- Erenköy Location within Turkey Erenköy Location within Marmara
- Coordinates: 40°0′48″N 26°19′55″E﻿ / ﻿40.01333°N 26.33194°E
- Country: Turkey
- Province: Çanakkale
- District: Çanakkale
- Elevation: 150 m (490 ft)
- Population (2021): 1,480
- Time zone: UTC+3 (TRT)
- Postal code: 17060
- Area code: 0286

= Erenköy, Çanakkale =

Erenköy is a village in the Çanakkale District of Çanakkale Province, Turkey. Its population is 1,480 (2021). In ancient times, the area was known as Ofrinio; later, it was known as Renkioi, which was later changed to Erenköy. The town was at one point renamed İntepe, but the name was changed back to Erenköy in 2010. Before the 2013 reorganisation, it was a town (belde).

== Geography ==
Although very close to the Sea of Marmara coast, Erenköy is situated in the western slopes of mountains.

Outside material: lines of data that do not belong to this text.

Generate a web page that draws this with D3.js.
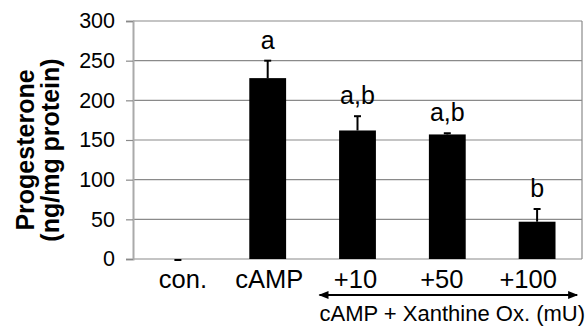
<!DOCTYPE html>
<html>
<head>
<script src="https://d3js.org/d3.v7.min.js"></script>
<style>
  body { margin: 0; background: #fff; }
  text { font-family: Arial, "Liberation Sans", sans-serif; fill: #000; }
</style>
</head>
<body>
<svg width="586" height="327"></svg>
<script>
// data
const categories = ["con.", "cAMP", "+10", "+50", "+100"];
const means = [0, 228, 162, 157, 47];
const errors = [0, 22, 18, 1.5, 16];
const letters = ["", "a", "a,b", "a,b", "b"];
const yTicks = [0, 50, 100, 150, 200, 250, 300];

const svg = d3.select("svg"),
      margin = {top: 21, right: 4, bottom: 68, left: 133},
      width = +svg.attr("width") - margin.left - margin.right,
      height = +svg.attr("height") - margin.top - margin.bottom,
      g = svg.append("g").attr("transform", "translate(" + margin.left + "," + margin.top + ")");

const x = d3.scaleBand().domain(categories).range([0, width]);
const y = d3.scaleLinear().domain([0, 300]).range([height, 0]);
// category labels sit a little closer together than the bars
const xl = d3.scalePoint().domain(categories).range([x("con.") + x.bandwidth() / 2 + 5, x("+100") + x.bandwidth() / 2 - 9]);

const barW = x.bandwidth() * 0.41;
const grey = "#8a8a8a";

// gridlines
g.selectAll(".grid").data(yTicks).enter().append("line")
  .attr("x1", 0).attr("x2", width)
  .attr("y1", d => y(d)).attr("y2", d => y(d))
  .attr("stroke", grey).attr("stroke-width", 1.2);

// right border
g.append("line").attr("x1", width).attr("x2", width).attr("y1", 0).attr("y2", height)
  .attr("stroke", grey).attr("stroke-width", 1.2);

// y axis
const yAxis = g.append("g")
  .call(d3.axisLeft(y).tickValues(yTicks).tickSize(7).tickPadding(11));
yAxis.select(".domain").attr("stroke", "#aaa").attr("stroke-width", 2);
yAxis.selectAll(".tick line").attr("stroke", grey).attr("stroke-width", 1.2);
yAxis.selectAll(".tick text").attr("font-size", 21.5).attr("fill", "#000")
  .attr("font-family", "Arial, 'Liberation Sans', sans-serif");

// bars
g.selectAll(".bar").data(categories).enter().append("rect")
  .attr("x", d => x(d) + (x.bandwidth() - barW) / 2)
  .attr("width", barW)
  .attr("y", (d, i) => y(means[i]))
  .attr("height", (d, i) => height - y(means[i]))
  .attr("fill", "#000");

// error bars (upper only)
const eb = g.selectAll(".err").data(categories).enter().append("g");
eb.append("line")
  .attr("x1", d => x(d) + x.bandwidth() / 2).attr("x2", d => x(d) + x.bandwidth() / 2)
  .attr("y1", (d, i) => y(means[i])).attr("y2", (d, i) => y(means[i] + errors[i]))
  .attr("stroke", "#000").attr("stroke-width", 2);
eb.append("line")
  .attr("x1", d => x(d) + x.bandwidth() / 2 - 3.5).attr("x2", d => x(d) + x.bandwidth() / 2 + 3.5)
  .attr("y1", (d, i) => y(means[i] + errors[i]) + (errors[i] ? 0 : 1))
  .attr("y2", (d, i) => y(means[i] + errors[i]) + (errors[i] ? 0 : 1))
  .attr("stroke", "#000").attr("stroke-width", 2);

// significance letters
g.selectAll(".letter").data(categories).enter().append("text")
  .attr("x", d => x(d) + x.bandwidth() / 2)
  .attr("y", (d, i) => y(means[i] + errors[i]) - 12)
  .attr("text-anchor", "middle")
  .attr("font-size", 25)
  .text((d, i) => letters[i]);

// category labels
g.selectAll(".cat").data(categories).enter().append("text")
  .attr("x", d => xl(d))
  .attr("y", height + 29)
  .attr("text-anchor", "middle")
  .attr("font-size", 25.5)
  .text(d => d);

// double arrow under the xanthine oxidase groups
const defs = svg.append("defs");
defs.append("marker").attr("id", "head")
  .attr("viewBox", "0 0 10 8").attr("refX", 9).attr("refY", 4)
  .attr("markerWidth", 11).attr("markerHeight", 8).attr("markerUnits", "userSpaceOnUse")
  .attr("orient", "auto-start-reverse")
  .append("path").attr("d", "M0,0 L10,4 L0,8 Z").attr("fill", "#000");

const arrowY = height + 36;
g.append("line")
  .attr("x1", xl("+10") - 36).attr("x2", xl("+100") + 49)
  .attr("y1", arrowY).attr("y2", arrowY)
  .attr("stroke", "#000").attr("stroke-width", 2)
  .attr("marker-start", "url(#head)").attr("marker-end", "url(#head)");

g.append("text")
  .attr("x", width + 3)
  .attr("y", height + 62)
  .attr("text-anchor", "end")
  .attr("font-size", 22)
  .text("cAMP + Xanthine Ox. (mU)");

// y axis title
const title = svg.append("text")
  .attr("transform", "translate(0,150) rotate(-90)")
  .attr("text-anchor", "middle")
  .attr("font-size", 25)
  .attr("font-weight", "bold");
title.append("tspan").attr("x", 0).attr("y", 34).text("Progesterone");
title.append("tspan").attr("x", 0).attr("y", 59).text("(ng/mg protein)");
</script>
</body>
</html>
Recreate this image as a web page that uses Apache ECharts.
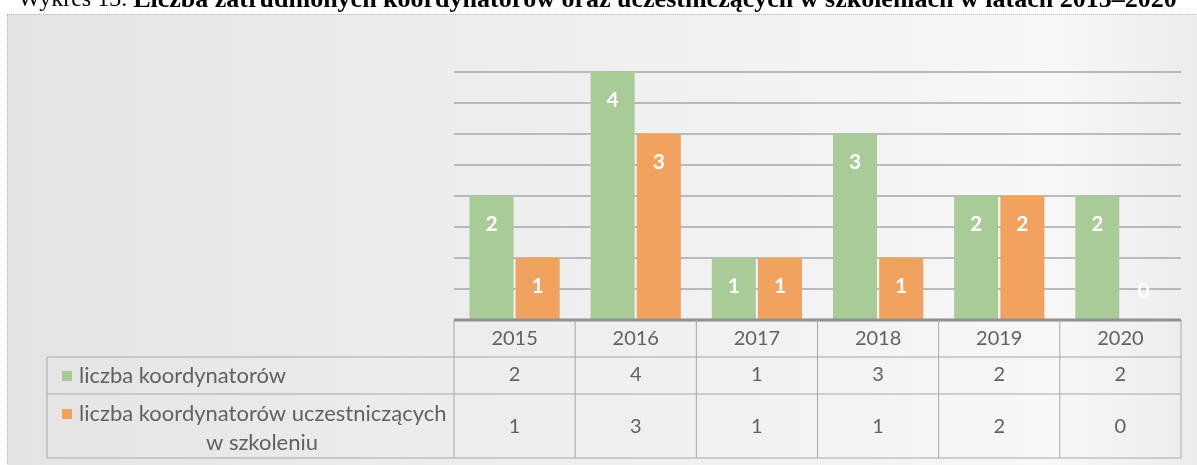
<!DOCTYPE html>
<html>
<head>
<meta charset="utf-8">
<script src="https://cdn.jsdelivr.net/npm/echarts@6/dist/echarts.min.js"></script>
<style>
  html, body { margin:0; padding:0; background:#ffffff; }
  #wrap { position:relative; width:1197px; height:465px; overflow:hidden; background:#ffffff; }
  #frame { position:absolute; left:7px; top:14px; width:1190px; height:451px;
    border-left:1px dotted #b5b5b5; border-top:1px dotted #b5b5b5;
    background:linear-gradient(90deg, #e4e4e5 0%, #ebebec 30%, #f1f1f2 60%, #f7f7f7 88%, #ececec 100%); }
  #c { position:absolute; left:0; top:0; width:1197px; height:465px; }
</style>
</head>
<body>
<div id="wrap"><div id="frame"></div><div id="c"></div></div>
<script>
// ---- data ----
const categories = ['2015', '2016', '2017', '2018', '2019', '2020'];
const koordynatorzy = [2, 4, 1, 3, 2, 2];
const uczestniczacy = [1, 3, 1, 1, 2, 0];
const seriesNames = ['liczba koordynatorów', 'liczba koordynatorów uczestniczących', 'w szkoleniu'];
const titleNormal = 'Wykres 13. ';
const titleBold = 'Liczba zatrudnionych koordynatorów oraz uczestniczących w szkoleniach w latach 2015–2020';

// ---- style ----
const GREEN = '#a9cb98';
const ORANGE = '#f0a25e';
const TEXT = '#616161';
const BORDER = '#a8a8a8';
const FONT = 'Lato, "Open Sans", sans-serif';

const chart = echarts.init(document.getElementById('c'), null, { renderer: 'canvas' });

function barData(arr) {
  return arr.map(v => v === 0
    ? { value: v, label: { position: 'top', distance: 18 } }
    : v);
}

const labelStyle = {
  show: true, position: 'insideTop', distance: 18,
  color: '#ffffff', fontFamily: FONT, fontWeight: 'bold', fontSize: 21
};

chart.setOption({
  animation: false,
  backgroundColor: 'transparent',
  grid: { left: 454, right: 16, top: 72, bottom: 145 },
  xAxis: {
    type: 'category', data: categories,
    axisLine: { show: false }, axisTick: { show: false }, axisLabel: { show: false },
    splitLine: { show: false }
  },
  yAxis: {
    type: 'value', min: 0, max: 4, interval: 0.5,
    axisLine: { show: false }, axisTick: { show: false }, axisLabel: { show: false },
    splitLine: { show: true, lineStyle: { color: '#a3a7ae', width: 1.5 } }
  },
  series: [
    { name: seriesNames[0], type: 'bar', data: barData(koordynatorzy), barWidth: 44, barGap: '5%',
      itemStyle: { color: GREEN }, label: labelStyle },
    { name: seriesNames[1], type: 'bar', data: barData(uczestniczacy), barWidth: 44, barGap: '5%',
      itemStyle: { color: ORANGE }, label: labelStyle }
  ]
});

// ---- data table (built from the arrays, positioned by the category axis) ----
const top0 = 320, r1 = 357, r2 = 394, bot = 458;
const leftX = 47;
const centers = categories.map(c => chart.convertToPixel({ xAxisIndex: 0 }, c));
const half = (centers[1] - centers[0]) / 2;
const tabL = centers[0] - half, tabR = centers[centers.length - 1] + half;

const g = [];
function line(x1, y1, x2, y2, color, w) {
  g.push({ type: 'line', silent: true, z: 10,
    shape: { x1, y1, x2, y2 }, style: { stroke: color || BORDER, lineWidth: w || 1 } });
}
function text(t, x, y, align, size, weight) {
  g.push({ type: 'text', silent: true, z: 11, x, y,
    style: { text: t, fill: TEXT, font: (weight || 'normal') + ' ' + (size || 20) + 'px ' + FONT,
      align: align || 'center', verticalAlign: 'middle' } });
}
// borders
line(tabL, top0, tabR, top0, '#8f9093', 3);
line(leftX, r1, tabR, r1);
line(leftX, r2, tabR, r2);
line(leftX, bot, tabR, bot);
line(leftX, r1, leftX, bot);
for (let i = 0; i <= categories.length; i++) {
  const x = tabL + i * 2 * half;
  line(x, top0, x, bot);
}
// cells
categories.forEach((c, i) => {
  text(c, centers[i], 339, 'center', 20);
  text(String(koordynatorzy[i]), centers[i], 375, 'center', 20);
  text(String(uczestniczacy[i]), centers[i], 427, 'center', 20);
});
// legend cells
g.push({ type: 'rect', silent: true, z: 11, shape: { x: 62, y: 371, width: 10, height: 10 }, style: { fill: GREEN } });
text(seriesNames[0], 79, 376, 'left', 22);
g.push({ type: 'rect', silent: true, z: 11, shape: { x: 62, y: 409, width: 10, height: 10 }, style: { fill: ORANGE } });
text(seriesNames[1], 79, 414, 'left', 22);
text(seriesNames[2], 262, 443, 'center', 22);

// title (partly cut at the top edge, as in the scan)
g.push({ type: 'text', silent: true, z: 11, x: 18, y: 0,
  style: {
    text: '{n|' + titleNormal + '}{b|' + titleBold + '}',
    verticalAlign: 'middle', align: 'left',
    rich: {
      n: { fontFamily: '"Liberation Serif", "DejaVu Serif", serif', fontSize: 24, color: '#222' },
      b: { fontFamily: '"Liberation Serif", "DejaVu Serif", serif', fontSize: 26, fontWeight: 'bold', color: '#222' }
    }
  } });

chart.setOption({ graphic: { elements: g } });
</script>
</body>
</html>
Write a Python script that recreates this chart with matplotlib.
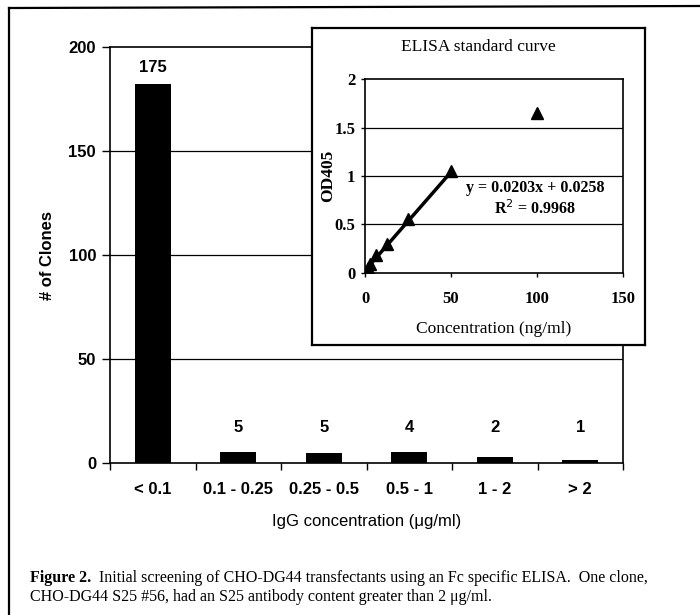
import matplotlib
matplotlib.use('Agg')
import matplotlib.pyplot as plt
from matplotlib.lines import Line2D

# Bar chart data: clones per IgG concentration bin
categories = ['< 0.1', '0.1 - 0.25', '0.25 - 0.5', '0.5 - 1', '1 - 2', '> 2']
bar_heights = [182, 5.5, 5, 5.5, 3, 1.5]
count_labels = ['175', '5', '5', '4', '2', '1']
y_ticks = [0, 50, 100, 150, 200]

# Inset ELISA standard curve data
conc = [0, 1.5625, 3.125, 6.25, 12.5, 25, 50, 100]
od405 = [0.01, 0.05, 0.09, 0.19, 0.30, 0.56, 1.05, 1.65]
fit_range = [0, 50]
slope = 0.0203
intercept = 0.0258

W, H = 700, 615
sans = 'Liberation Sans'
serif = 'Liberation Serif'


def fx(px):
    return px / W


def fy(py):
    return 1 - py / H


fig = plt.figure(figsize=(W / 100, H / 100), dpi=100)

# outer frame (runs off the right and bottom of the scan)
fig.add_artist(Line2D([fx(9), fx(9)], [0, fy(8)], color='black', lw=1.6, transform=fig.transFigure))
fig.add_artist(Line2D([fx(9), 1], [fy(8), fy(6)], color='black', lw=1.6, transform=fig.transFigure))

# ---- main bar chart ----
ax = fig.add_axes([fx(110), fy(463), fx(623) - fx(110), fy(47) - fy(463)])
x = list(range(len(categories)))
ax.bar(x, bar_heights, width=0.42, color='black', zorder=3)
for xi, h, lab in zip(x, bar_heights, count_labels):
    ax.text(xi, max(h + 8, 17), lab, ha='center', va='center',
            fontsize=12, fontweight='bold', family=sans)

ax.set_xlim(-0.5, len(categories) - 0.5)
ax.set_ylim(0, 200)
ax.set_yticks(y_ticks)
ax.set_yticklabels([str(t) for t in y_ticks], fontsize=12, fontweight='bold', family=sans)
ax.set_xticks(x)
ax.set_xticklabels(categories, fontsize=12, fontweight='bold', family=sans)
ax.set_xticks([i - 0.5 for i in range(len(categories) + 1)], minor=True)
ax.tick_params(axis='x', which='major', length=0, pad=14)
ax.tick_params(axis='x', which='minor', length=5, width=1, direction='out')
ax.tick_params(axis='y', length=6, width=1, pad=4)
for t in y_ticks[1:-1]:
    ax.axhline(t, color='black', lw=0.9, zorder=1)
for s in ax.spines.values():
    s.set_linewidth(1.2)

ax.set_ylabel('# of Clones', fontsize=12, fontweight='bold', family=sans)
ax.yaxis.set_label_coords(-0.107, 0.5)
ax.set_xlabel('IgG concentration (μg/ml)', fontsize=12, family=sans)
ax.xaxis.set_label_coords(0.5, -0.122)

# ---- inset box ----
box = fig.add_axes([fx(312), fy(345), fx(645) - fx(312), fy(28) - fy(345)], zorder=2)
box.set_xticks([])
box.set_yticks([])
box.set_facecolor('white')
for s in box.spines.values():
    s.set_linewidth(1.6)
box.text(0.5, 1 - (47 - 28) / 317, 'ELISA standard curve', transform=box.transAxes,
         ha='center', va='center', fontsize=12.5, family=serif)

ins = fig.add_axes([fx(365), fy(273), fx(623) - fx(365), fy(79) - fy(273)], zorder=3)
ins.set_facecolor('white')
ins.plot(fit_range, [slope * v + intercept for v in fit_range], color='black', lw=2.5, zorder=3)
ins.plot(conc, od405, linestyle='none', marker='^', markersize=9, color='black', zorder=4)
ins.set_xlim(0, 150)
ins.set_ylim(0, 2)
ins.set_xticks([0, 50, 100, 150])
ins.set_yticks([0, 0.5, 1, 1.5, 2])
ins.set_xticklabels(['0', '50', '100', '150'], fontsize=12, fontweight='bold', family=serif)
ins.set_yticklabels(['0', '0.5', '1', '1.5', '2'], fontsize=12, fontweight='bold', family=serif)
ins.tick_params(length=3, width=1, pad=4)
ins.tick_params(axis='x', pad=10)
for t in [0.5, 1, 1.5]:
    ins.axhline(t, color='black', lw=0.9, zorder=1)
for s in ins.spines.values():
    s.set_linewidth(1.2)
ins.set_xlabel('Concentration (ng/ml)', fontsize=12.5, family=serif)
ins.xaxis.set_label_coords(0.5, -(321 - 273) / 194)
ins.set_ylabel('OD405', fontsize=12.5, fontweight='bold', family=serif)
ins.yaxis.set_label_coords(-(365 - 336) / 258, 0.5)
ins.text(0.66, (273 - 188) / 194, 'y = 0.0203x + 0.0258', transform=ins.transAxes,
         ha='center', va='center', fontsize=11.5, fontweight='bold', family=serif)
ins.text(0.66, (273 - 209) / 194, 'R$^2$ = 0.9968', transform=ins.transAxes,
         ha='center', va='center', fontsize=11.5, fontweight='bold', family=serif)

# ---- caption ----
bold = fig.text(fx(30), fy(578), 'Figure 2.', fontsize=11.5, fontweight='bold',
                family=serif, va='center')
ax.annotate('  Initial screening of CHO-DG44 transfectants using an Fc specific ELISA.  One clone,',
            xy=(1, 0.5), xycoords=bold, va='center', ha='left',
            fontsize=11.5, family=serif, annotation_clip=False)
fig.text(fx(30), fy(597), 'CHO-DG44 S25 #56, had an S25 antibody content greater than 2 μg/ml.',
         fontsize=11.5, family=serif, va='center')

fig.savefig('out.png', dpi=100)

It is 20 km south of Çanakkale and about 10 km north east of ancient Troy.

Until 2014, when the subdistricts (bucaklar) were abolished, Erenköy was part of the İntepe subdistrict. The subdistrict covered the towns Erenköy and Kumkale and the villages Akçapınar, Akçeşme, Civler, Çıplak, Dümrek, Gökçalı, Güzelyalı, Halileli, Kalafat, Ovacık and Tevfikiye, and had a total population of 7,646 in 2011.

==History==
===Renkioi===
Only 1 km away from the ancient city of Ophryneion, and 1.5 km from the sea, Renkioi translates from the Greek language as village of ruins. Located on locally high ground, from the top of the village can be seen: the ancient city of Troy; the Dardanelles; the cities of Çanakkale, Gallipoli and Lampsakos; the northern Aegean Sea islands; and Mount Athos.

Amphitheatrically built, it is located in an area of oak and pine trees. The only language used by the Greek Christian population was Greek, a local dialect of which was like the one used in Mitilini. The village was built with small narrow streets, known as kalnterimi, covered with white stones, lined by two-floored houses with red tiled roofs. The center of the village was the defined by the Saint Georgios maxalas (English: neighborhood), containing the main square and the market. Towards the sea was the Akamatra maxalas, while the konaki maxalas (English: government) contained the compound of the Ottoman Empire governor.

The village had two churches, the cruciform Saint Georgios which housed a revered icon, and the Assumption of the Virgin church used only on 15 August. Saint Georgios struck its own coinage to celebrate a village feast on 23 April each year.

Outside the village, Sarki was the first burial place of Achilles and Patroklos, later transferred to Leuke, an island in the Black Sea. Karantina acted as the port of Renkioi, where ships were required to call before proceeding to Constantinople, to check for contagious diseases.

===Crimean War===

During the Crimean War, Renkioi was located in the Allied sector. It became famous for housing the 1,000-patient Renkioi Hospital, agreed to be built by the British government under pressure from Florence Nightingale, and designed by Isambard Kingdom Brunel. Built in Gloucester Docks by timber merchants Price & Co. and designed by William Eassie, it followed on from a design from wooden huts procured by both the British Army and the French Army. The hospital was nearing completion by the end of hostilities in April 1856.

===World War I===

Erenköy witnessed French assault during the Gallipoli Campaign in World War I. The German army set up cannons just outside of Erenköy to control traffic along the Dardanelles and the village was evacuated until 1919.

===Greco-Turkish War===

After the cessation of hostilities of World War I, the Turkish War of Independence broke out immediately after the first landings of the Greco-Turkish War in the locality. In 1920, the Treaty of Sèvres demilitarized the strait, and made it an international territory under the control of the League of Nations.

But as a result of the loss by the Greek Army, the mainly Greek-diaspora residents were forced to evacuate the village, with inhabitants either moving to Asprovalta in Kavala, or Nikaia in the harbor of Piraeus.

===Modern times===
Following the war, the Greeks were replaced by Turks from Greece according to the population exchange between Greece and Turkey agreement. After the implementation of the 1923 Treaty of Lausanne, which restored the straits to Turkey but allowed all foreign warships to traverse the straits freely, and the settlement was renamed Erenköy.

The village location next to a significant road offered Turkish refugees from the Greek Islands a great chance to develop a new town. After establishment of a new market, in 1927–28 both a school and a church were built. The area was neutral during World War II.

In 1947, the settlement's name was changed to İntepe (name of a bastion during the Galipoli campaign) to disambiguate it from Erenköy, Kadıköy, a well known neighbourhood of Istanbul (on its Asiatic side). However, the new name wasn't popular with the Erenköy residents and after a referendum, the former name was readopted in 2010.

==Attractions==
Erenköy hosts a Turkish military air cemetery. The town also volunteers to host a gigantic Hector sculpture.